DIRECTION:
What is wanted is an exact restatement of the lines from the one with "Convert this chart to Chart.js code." through the one with "-0.02, 0.03, 0];", both included, and of no other lines.

RECORD EXCERPTS:
----------
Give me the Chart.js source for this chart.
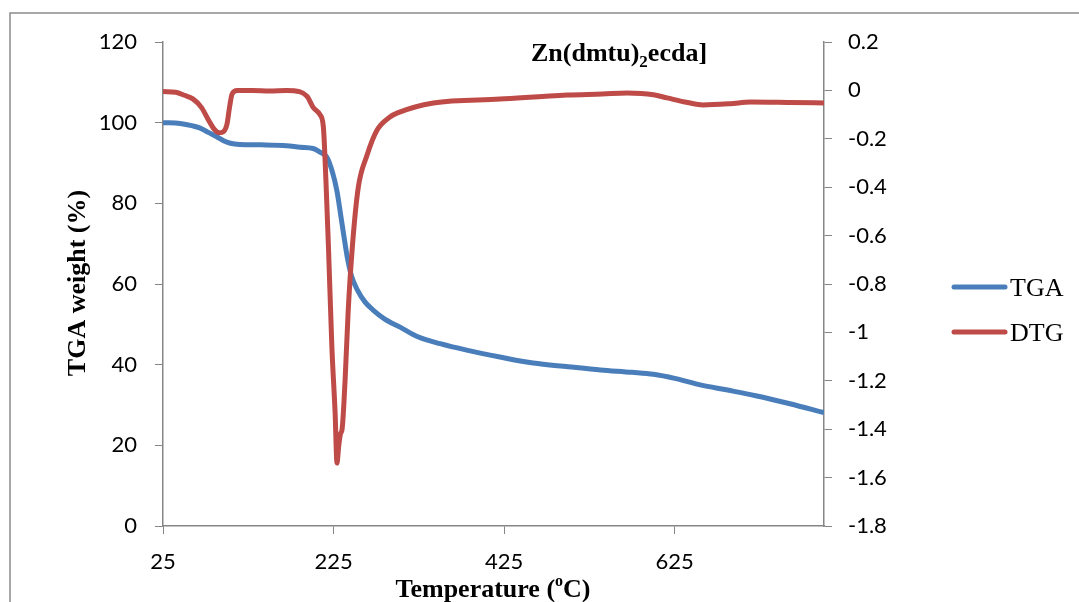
----------
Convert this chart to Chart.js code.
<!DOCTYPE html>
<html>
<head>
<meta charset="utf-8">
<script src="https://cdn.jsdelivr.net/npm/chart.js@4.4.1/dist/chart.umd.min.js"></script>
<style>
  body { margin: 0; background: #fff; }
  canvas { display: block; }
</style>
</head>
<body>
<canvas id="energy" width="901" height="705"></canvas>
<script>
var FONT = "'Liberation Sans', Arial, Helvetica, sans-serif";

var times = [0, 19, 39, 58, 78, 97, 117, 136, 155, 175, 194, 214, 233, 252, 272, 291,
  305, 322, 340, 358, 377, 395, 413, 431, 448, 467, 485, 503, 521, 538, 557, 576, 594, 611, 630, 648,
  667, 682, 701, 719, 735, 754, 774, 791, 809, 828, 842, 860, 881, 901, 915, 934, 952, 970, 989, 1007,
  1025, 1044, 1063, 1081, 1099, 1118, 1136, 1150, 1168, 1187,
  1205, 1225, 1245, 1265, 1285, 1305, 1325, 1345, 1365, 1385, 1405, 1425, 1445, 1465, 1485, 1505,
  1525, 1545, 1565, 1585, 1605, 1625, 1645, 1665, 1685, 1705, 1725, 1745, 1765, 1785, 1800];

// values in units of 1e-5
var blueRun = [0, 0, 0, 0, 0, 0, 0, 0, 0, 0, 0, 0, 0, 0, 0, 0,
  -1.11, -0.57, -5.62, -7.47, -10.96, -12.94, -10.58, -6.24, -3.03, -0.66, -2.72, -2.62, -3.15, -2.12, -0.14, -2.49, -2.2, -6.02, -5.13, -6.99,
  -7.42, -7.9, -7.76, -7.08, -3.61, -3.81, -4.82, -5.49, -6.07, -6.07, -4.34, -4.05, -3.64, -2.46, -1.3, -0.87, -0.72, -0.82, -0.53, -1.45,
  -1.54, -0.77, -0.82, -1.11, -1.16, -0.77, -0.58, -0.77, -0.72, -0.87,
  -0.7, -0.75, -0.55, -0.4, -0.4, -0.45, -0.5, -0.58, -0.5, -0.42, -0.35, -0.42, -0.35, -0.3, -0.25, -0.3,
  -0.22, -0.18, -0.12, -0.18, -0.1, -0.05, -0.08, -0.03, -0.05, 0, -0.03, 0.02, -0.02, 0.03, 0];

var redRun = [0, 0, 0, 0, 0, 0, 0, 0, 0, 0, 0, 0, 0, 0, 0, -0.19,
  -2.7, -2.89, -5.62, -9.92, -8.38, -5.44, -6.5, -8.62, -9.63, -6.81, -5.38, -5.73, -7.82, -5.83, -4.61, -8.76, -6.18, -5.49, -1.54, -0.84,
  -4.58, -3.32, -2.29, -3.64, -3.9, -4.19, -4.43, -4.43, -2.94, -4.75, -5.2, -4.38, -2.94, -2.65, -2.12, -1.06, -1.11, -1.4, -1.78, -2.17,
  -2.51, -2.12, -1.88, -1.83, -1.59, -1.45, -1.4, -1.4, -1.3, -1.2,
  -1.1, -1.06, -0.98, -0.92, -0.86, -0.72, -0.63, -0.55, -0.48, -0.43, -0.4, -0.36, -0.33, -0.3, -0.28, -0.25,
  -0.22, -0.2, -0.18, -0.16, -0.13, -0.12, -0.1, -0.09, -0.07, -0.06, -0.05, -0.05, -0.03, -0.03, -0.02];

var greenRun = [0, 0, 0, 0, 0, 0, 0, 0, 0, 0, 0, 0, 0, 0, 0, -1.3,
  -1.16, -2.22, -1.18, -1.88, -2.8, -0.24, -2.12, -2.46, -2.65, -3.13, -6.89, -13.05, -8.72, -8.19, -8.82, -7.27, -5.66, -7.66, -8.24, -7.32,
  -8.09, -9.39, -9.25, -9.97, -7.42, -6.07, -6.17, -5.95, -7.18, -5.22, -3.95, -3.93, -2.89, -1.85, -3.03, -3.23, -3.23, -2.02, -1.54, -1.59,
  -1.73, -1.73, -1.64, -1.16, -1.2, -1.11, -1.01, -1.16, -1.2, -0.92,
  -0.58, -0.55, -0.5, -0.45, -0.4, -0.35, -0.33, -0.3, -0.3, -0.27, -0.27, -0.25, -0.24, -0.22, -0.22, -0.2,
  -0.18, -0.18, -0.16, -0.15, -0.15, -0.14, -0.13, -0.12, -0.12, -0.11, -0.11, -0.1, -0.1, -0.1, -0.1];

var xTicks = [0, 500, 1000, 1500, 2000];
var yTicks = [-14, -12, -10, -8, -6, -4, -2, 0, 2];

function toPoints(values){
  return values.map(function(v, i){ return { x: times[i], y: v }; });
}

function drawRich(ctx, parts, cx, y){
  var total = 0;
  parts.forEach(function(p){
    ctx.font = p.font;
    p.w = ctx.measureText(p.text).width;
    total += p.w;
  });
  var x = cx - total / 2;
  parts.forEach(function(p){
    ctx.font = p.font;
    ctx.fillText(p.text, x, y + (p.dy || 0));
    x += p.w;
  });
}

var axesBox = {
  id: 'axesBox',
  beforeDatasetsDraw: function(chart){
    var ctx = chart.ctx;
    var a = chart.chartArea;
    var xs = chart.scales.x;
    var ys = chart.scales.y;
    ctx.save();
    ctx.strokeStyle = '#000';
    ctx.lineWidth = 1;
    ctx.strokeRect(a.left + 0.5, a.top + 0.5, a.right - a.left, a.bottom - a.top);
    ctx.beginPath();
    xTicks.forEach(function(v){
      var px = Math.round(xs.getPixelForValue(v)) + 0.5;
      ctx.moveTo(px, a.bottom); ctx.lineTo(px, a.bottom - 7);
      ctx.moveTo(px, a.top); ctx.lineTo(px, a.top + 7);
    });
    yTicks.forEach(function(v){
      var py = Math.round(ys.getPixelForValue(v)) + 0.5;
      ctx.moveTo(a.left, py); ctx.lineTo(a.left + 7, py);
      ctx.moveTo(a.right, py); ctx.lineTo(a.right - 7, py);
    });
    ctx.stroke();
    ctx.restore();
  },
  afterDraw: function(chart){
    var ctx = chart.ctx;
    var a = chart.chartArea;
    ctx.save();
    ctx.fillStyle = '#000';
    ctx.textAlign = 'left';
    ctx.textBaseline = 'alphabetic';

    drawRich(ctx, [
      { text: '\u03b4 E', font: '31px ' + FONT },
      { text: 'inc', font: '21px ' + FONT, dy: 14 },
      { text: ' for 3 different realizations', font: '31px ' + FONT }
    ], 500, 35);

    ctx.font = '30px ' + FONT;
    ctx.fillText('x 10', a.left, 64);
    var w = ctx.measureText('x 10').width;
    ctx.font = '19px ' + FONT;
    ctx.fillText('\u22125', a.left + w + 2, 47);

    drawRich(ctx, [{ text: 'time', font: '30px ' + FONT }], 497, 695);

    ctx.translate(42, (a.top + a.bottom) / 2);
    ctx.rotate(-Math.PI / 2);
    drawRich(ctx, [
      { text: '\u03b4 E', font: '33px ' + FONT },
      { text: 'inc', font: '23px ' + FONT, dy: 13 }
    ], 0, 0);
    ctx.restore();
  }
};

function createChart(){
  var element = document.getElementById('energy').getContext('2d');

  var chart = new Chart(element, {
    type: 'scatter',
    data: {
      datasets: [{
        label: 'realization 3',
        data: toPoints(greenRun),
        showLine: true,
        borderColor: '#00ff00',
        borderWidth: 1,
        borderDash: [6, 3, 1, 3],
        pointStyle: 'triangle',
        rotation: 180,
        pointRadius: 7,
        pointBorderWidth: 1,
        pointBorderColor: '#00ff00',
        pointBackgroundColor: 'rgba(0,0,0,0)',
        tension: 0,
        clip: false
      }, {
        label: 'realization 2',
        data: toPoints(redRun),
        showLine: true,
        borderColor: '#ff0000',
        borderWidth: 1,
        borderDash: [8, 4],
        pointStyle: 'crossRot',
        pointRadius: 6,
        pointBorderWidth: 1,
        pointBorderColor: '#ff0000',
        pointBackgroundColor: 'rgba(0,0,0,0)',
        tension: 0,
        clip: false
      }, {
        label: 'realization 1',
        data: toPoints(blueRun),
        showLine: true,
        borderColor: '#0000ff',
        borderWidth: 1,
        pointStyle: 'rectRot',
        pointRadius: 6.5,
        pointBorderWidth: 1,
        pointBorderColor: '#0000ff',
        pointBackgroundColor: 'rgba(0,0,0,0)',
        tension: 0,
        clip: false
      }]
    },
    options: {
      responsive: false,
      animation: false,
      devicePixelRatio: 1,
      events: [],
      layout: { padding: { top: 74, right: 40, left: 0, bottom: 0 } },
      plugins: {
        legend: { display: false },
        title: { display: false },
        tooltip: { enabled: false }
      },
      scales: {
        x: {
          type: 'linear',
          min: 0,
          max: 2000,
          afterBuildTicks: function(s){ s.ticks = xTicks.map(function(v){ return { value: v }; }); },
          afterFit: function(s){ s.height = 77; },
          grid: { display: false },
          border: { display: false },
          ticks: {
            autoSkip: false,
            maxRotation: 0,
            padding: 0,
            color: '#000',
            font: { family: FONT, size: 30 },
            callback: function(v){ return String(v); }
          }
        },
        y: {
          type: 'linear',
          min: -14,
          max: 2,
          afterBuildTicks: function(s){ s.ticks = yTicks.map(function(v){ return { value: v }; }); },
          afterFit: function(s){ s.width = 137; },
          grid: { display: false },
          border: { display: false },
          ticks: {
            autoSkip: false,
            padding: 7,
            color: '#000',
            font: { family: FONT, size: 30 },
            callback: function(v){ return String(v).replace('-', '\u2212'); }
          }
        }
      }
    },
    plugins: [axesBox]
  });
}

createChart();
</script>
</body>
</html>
----------
FULL RESPONSE:
Convert this chart to Chart.js code.
<!DOCTYPE html>
<html>
<head>
<meta charset="utf-8">
<script src="https://cdn.jsdelivr.net/npm/chart.js@4.4.1/dist/chart.umd.min.js"></script>
<style>
  body { margin: 0; background: #fff; }
  canvas { display: block; }
</style>
</head>
<body>
<canvas id="energy" width="901" height="705"></canvas>
<script>
var FONT = "'Liberation Sans', Arial, Helvetica, sans-serif";

var times = [0, 19, 39, 58, 78, 97, 117, 136, 155, 175, 194, 214, 233, 252, 272, 291,
  305, 322, 340, 358, 377, 395, 413, 431, 448, 467, 485, 503, 521, 538, 557, 576, 594, 611, 630, 648,
  667, 682, 701, 719, 735, 754, 774, 791, 809, 828, 842, 860, 881, 901, 915, 934, 952, 970, 989, 1007,
  1025, 1044, 1063, 1081, 1099, 1118, 1136, 1150, 1168, 1187,
  1205, 1225, 1245, 1265, 1285, 1305, 1325, 1345, 1365, 1385, 1405, 1425, 1445, 1465, 1485, 1505,
  1525, 1545, 1565, 1585, 1605, 1625, 1645, 1665, 1685, 1705, 1725, 1745, 1765, 1785, 1800];

// values in units of 1e-5
var blueRun = [0, 0, 0, 0, 0, 0, 0, 0, 0, 0, 0, 0, 0, 0, 0, 0,
  -1.11, -0.57, -5.62, -7.47, -10.96, -12.94, -10.58, -6.24, -3.03, -0.66, -2.72, -2.62, -3.15, -2.12, -0.14, -2.49, -2.2, -6.02, -5.13, -6.99,
  -7.42, -7.9, -7.76, -7.08, -3.61, -3.81, -4.82, -5.49, -6.07, -6.07, -4.34, -4.05, -3.64, -2.46, -1.3, -0.87, -0.72, -0.82, -0.53, -1.45,
  -1.54, -0.77, -0.82, -1.11, -1.16, -0.77, -0.58, -0.77, -0.72, -0.87,
  -0.7, -0.75, -0.55, -0.4, -0.4, -0.45, -0.5, -0.58, -0.5, -0.42, -0.35, -0.42, -0.35, -0.3, -0.25, -0.3,
  -0.22, -0.18, -0.12, -0.18, -0.1, -0.05, -0.08, -0.03, -0.05, 0, -0.03, 0.02, -0.02, 0.03, 0];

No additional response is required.